Bergman goes for the close up shots here, which is a bold move because none of these characters are feeling particularly cheery or healthy. Agnes looks worse day by day and the close up shots give the viewer an almost too intimate look into her status. Her sisters, Karin and Maria, while in better physical condition, are both experiencing their own turmoil. They are obviously saddened by Agnes’s unavoidable death, but in addition are currently wrestling with their own personal issues. Karin recently lost faith her own marriage, to the point of inflicting self mutilation. Maria is presently in a lustful relationship with the family doctor, even though she is married…with children. The function of the close up shots is therefore twofold. First and foremost, viewer cannot turn away from the anguish every player is going through. What better way to transmit the emotional turmoil of these characters than with uncomfortable close up shots? There’s no escaping it, it is relentless. Secondly, it shows off how well all these actresses can act. To put it succinctly, Cries and Whispers displays exceptional acting from all four leads. Each actress holds her own with such professionalism that it’s some of the best acting this reviewer has ever seen.

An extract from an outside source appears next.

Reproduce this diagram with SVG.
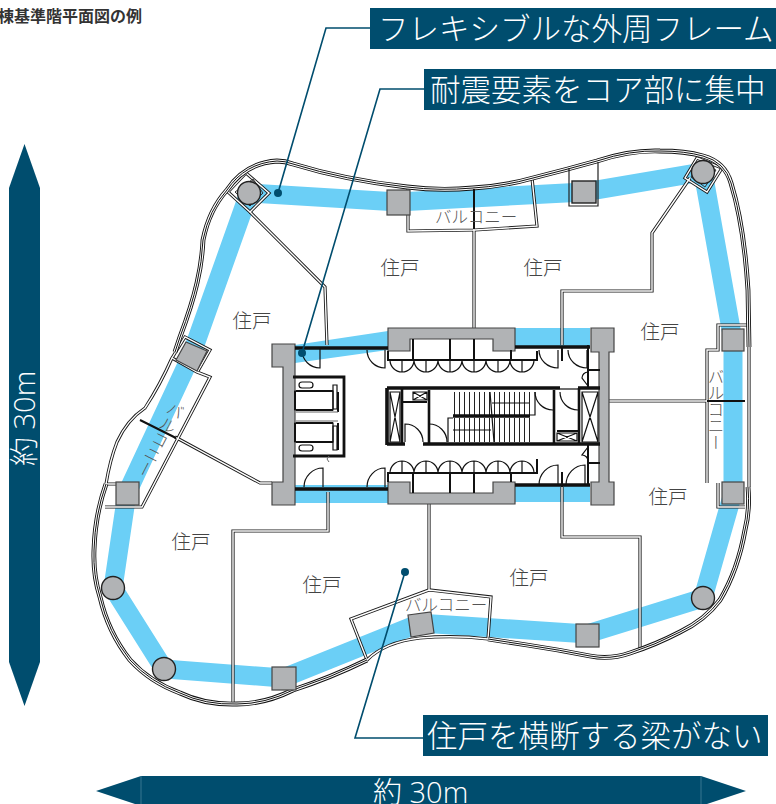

The ticking of clocks is a recurring audio element that haunts the film. The passing of time is excruciating as Agnes lies on her bed, dying a bit with every second. Such a wait can be, and usually is for most, a rather unbearable exercise. In their sorrow, the sisters and the housekeeper are reduced to many scenes of silence. The ticking of the clocks becomes a painful soundtrack suddenly. The story also back through time and shows one episode of each sister’s married life. Needless to say, neither Karin nor Maria are involved in the happiest of marriages. Karin’s marriage is an unfulfilled bed of lies while Maria’s desires are split between her cold husband and the family doctor. Time isn’t repairing any of these open wounds and it certainly isn’t bringing Agnes back to her usual self. Even Anna is affected by the passing of time. She has offered 12 years of faithful service to Agnes and with her death, Anna will have not only lost an employer, but a dear friend.
The emotional charge of the film reaches its apex following the death of Agnes, when an old animosity between Karin and Maria is renewed. This strenuous relationship was not so apparent just days ago, most likely because both were far more occupied with their sister’s health. But with Agnes now gone and the sisters bruised like never before, the masks come off in stunning fashion. The personal attacks by Karin are harsh and relentless. Does she genuinely feel this way towards Maria or is she merely succumbing to an dysfunctional emotional status Just when the viewer thought that things couldn’t get any worse, Bergman ensures that they do. Cries and Whispers is not for everyone. Any viewer who doesn’t like their films too bleak should stay far away. But those interested in seeing Bergman toy with the human condition and pushing the envelope to dark territories, this is a must see.